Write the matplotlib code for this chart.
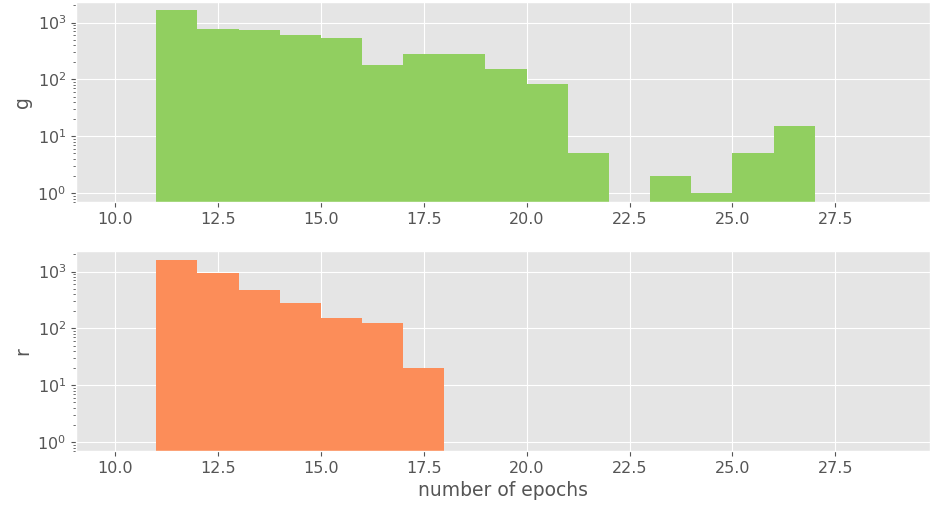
import matplotlib
matplotlib.use("Agg")
import matplotlib.pyplot as plt
import numpy as np

plt.style.use("ggplot")

# bin edges (epochs) and counts
g_edges = list(range(11, 28))
g_counts = [1670, 760, 730, 615, 530, 178, 280, 280, 155, 82, 5, 0, 2, 1, 5, 15]
r_edges = list(range(11, 19))
r_counts = [1600, 960, 465, 280, 155, 124, 20]

x_ticks = [10.0, 12.5, 15.0, 17.5, 20.0, 22.5, 25.0, 27.5]

fig = plt.figure(figsize=(9.3, 5.12), dpi=100)
ax1 = fig.add_axes([0.0817, 0.6055, 0.9183, 0.3905])
ax2 = fig.add_axes([0.0817, 0.119, 0.9183, 0.3908])

ax1.hist(g_edges[:-1], bins=g_edges, weights=g_counts, log=True, color="#91cf60")
ax2.hist(r_edges[:-1], bins=r_edges, weights=r_counts, log=True, color="#fc8d59")

for ax, lab in [(ax1, "g"), (ax2, "r")]:
    ax.set_xlim(9.05, 29.8)
    ax.set_ylim(0.7, 2300)
    ax.set_xticks(x_ticks)
    ax.set_ylabel(lab, fontsize=13.5, color="#555555")
    ax.tick_params(labelsize=11.5)

ax2.set_xlabel("number of epochs", fontsize=13.5, color="#555555")

fig.savefig("out.png", dpi=100)
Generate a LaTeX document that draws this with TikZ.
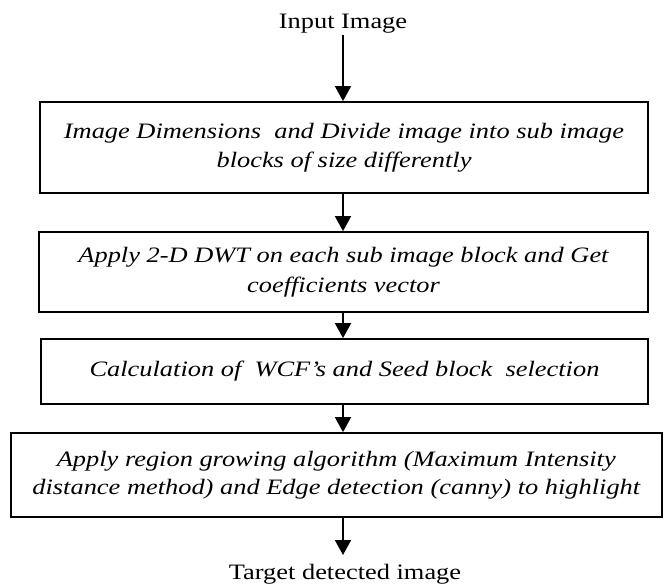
\documentclass[tikz,border=0pt]{standalone}
\usepackage{fontspec}
\setmainfont{Liberation Serif}[FakeStretch=1.2]
\usetikzlibrary{arrows.meta}
\begin{document}
\begin{tikzpicture}[x=1pt,y=-1pt,
  box/.style={draw=black, line width=1.8pt, rectangle, inner sep=0pt, align=center,
    font=\fontsize{22}{29.5}\selectfont\itshape},
  plain/.style={font=\fontsize{22}{26}\selectfont, inner sep=0pt},
  arr/.style={line width=1.8pt, -{Triangle[length=15pt,width=16pt]}}]
\useasboundingbox (0,0) rectangle (664,584);
\node[plain, anchor=base, inner sep=2.5pt] (in) at (343,28) {Input Image};
\node[box, minimum width=608pt, minimum height=91pt] (b1) at (344,147.5)
  {Image Dimensions\ \ and Divide image into sub image\\blocks of size differently};
\node[box, minimum width=609pt, minimum height=80pt] (b2) at (343.5,272)
  {Apply 2-D DWT on each sub image block and Get\\coefficients vector};
\node[box, minimum width=607pt, minimum height=65pt] (b3) at (344.5,371.5)
  {Calculation of\ \ WCF’s and Seed block\ \ selection};
\node[box, minimum width=651pt, minimum height=84pt, font=\fontsize{22}{27.5}\selectfont\itshape] (b4) at (336.3,475)
  {Apply region growing algorithm (Maximum Intensity\\distance method) and Edge detection (canny) to highlight};
\node[plain, anchor=base, inner sep=0pt] (out) at (345,579) {Target detected image};
\coordinate (tgt) at (343,555);
\draw[arr] (in.south) -- (b1.north -| in.south);
\draw[arr] (b1.south -| in.south) -- (b2.north -| in.south);
\draw[arr] (b2.south -| in.south) -- (b3.north -| in.south);
\draw[arr] (b3.south -| in.south) -- (b4.north -| in.south);
\draw[arr] (b4.south -| in.south) -- (tgt);
\end{tikzpicture}
\end{document}
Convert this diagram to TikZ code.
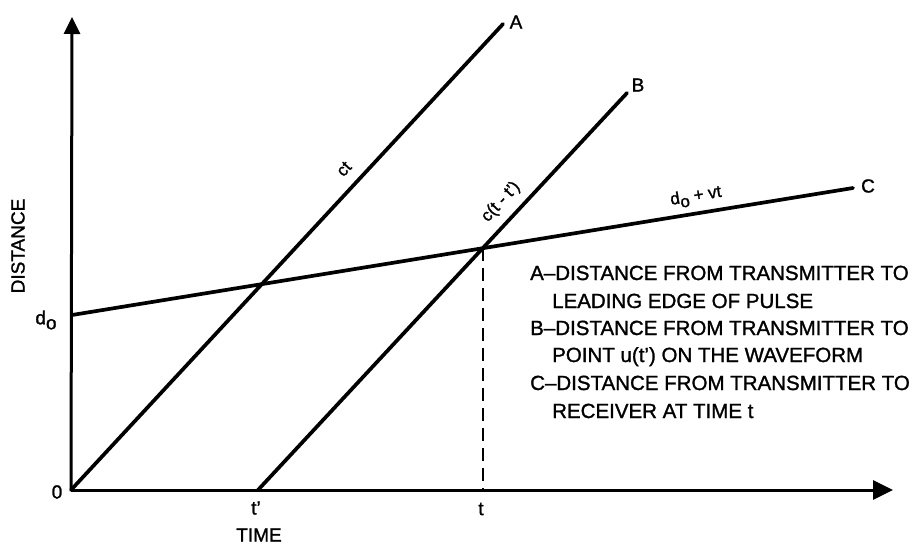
\documentclass[tikz,border=0pt]{standalone}
\usepackage{fontspec}
\setmainfont{Liberation Sans}
\newfontfamily\medfont{Liberation Sans}[FakeBold=1.3]
\usetikzlibrary{arrows.meta,calc}
\begin{document}
\begin{tikzpicture}[x=1pt,y=-1pt,
  curve/.style={line width=3.7pt, line cap=round},
  axisline/.style={line width=3pt},
  lbl/.style={font=\medfont\fontsize{19}{22}\selectfont, inner sep=0pt},
  smalllbl/.style={font=\medfont\fontsize{17}{20}\selectfont, inner sep=0pt},
  legend/.style={font=\medfont\fontsize{20.5}{24}\selectfont, inner sep=0pt, anchor=base west},
  guide/.style={line width=2.2pt, dash pattern=on 13pt off 7pt}]
\useasboundingbox (0,0) rectangle (912,544);
% key points
\coordinate (O) at (71,490);
\coordinate (ytip) at (72,17);
\coordinate (xtip) at (893,490);
\coordinate (Atop) at (503,24);
\coordinate (Bstart) at (258,490);
\coordinate (Btop) at (627,93);
\coordinate (Cstart) at (72,315);
\coordinate (Cend) at (853,188);
\coordinate (X) at (intersection of Bstart--Btop and Cstart--Cend);
\coordinate (Xfoot) at (O -| X);
% axes
\draw[axisline, -{Triangle[length=17pt,width=16pt]}] (O) -- (ytip);
\draw[axisline, -{Triangle[length=20pt,width=19pt]}] (O) -- (xtip);
% lines
\draw[curve] (O) -- (Atop);
\draw[curve] (Bstart) -- (Btop);
\draw[curve] (Cstart) -- (Cend);
\draw[guide] (X) -- (Xfoot);
% line end labels
\node[lbl] (labA) at (516,22) {A};
\node[lbl] (labB) at (638,85) {B};
\node[lbl] (labC) at (868,186) {C};
% line labels
\node[smalllbl, rotate=47.2] (labct) at (344,169) {ct};
\node[smalllbl, rotate=47.2] (labctt) at (501,202) {c(t - t’)};
\node[smalllbl, rotate=9.2] (labdvt) at (696,197) {d\raisebox{-0.5ex}{o} + vt};
% axis labels
\node[lbl] (zero) at (57,492) {0};
\node[lbl] (do) at (46,320) {d\raisebox{-0.5ex}{o}};
\node[lbl] (tp) at (256,508) {t’};
\node[lbl] (tt) at (481,509) {t};
\node[lbl] (time) at (259,535) {TIME};
\node[lbl, rotate=90] (dist) at (18,246) {DISTANCE};
% legend
\node[legend] (l1) at (530,280) {A–DISTANCE FROM TRANSMITTER TO};
\node[legend] (l2) at (552,308) {LEADING EDGE OF PULSE};
\node[legend] (l3) at (530,335) {B–DISTANCE FROM TRANSMITTER TO};
\node[legend] (l4) at (552,362) {POINT u(t’) ON THE WAVEFORM};
\node[legend] (l5) at (530,390) {C–DISTANCE FROM TRANSMITTER TO};
\node[legend] (l6) at (552,418) {RECEIVER AT TIME t};
\end{tikzpicture}
\end{document}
⁂
Exercise task: Select every line above that contains the word "matplotlib", and copy it.

Answer:
Write the matplotlib code for this chart.
import matplotlib
matplotlib.use("Agg")
import matplotlib.pyplot as plt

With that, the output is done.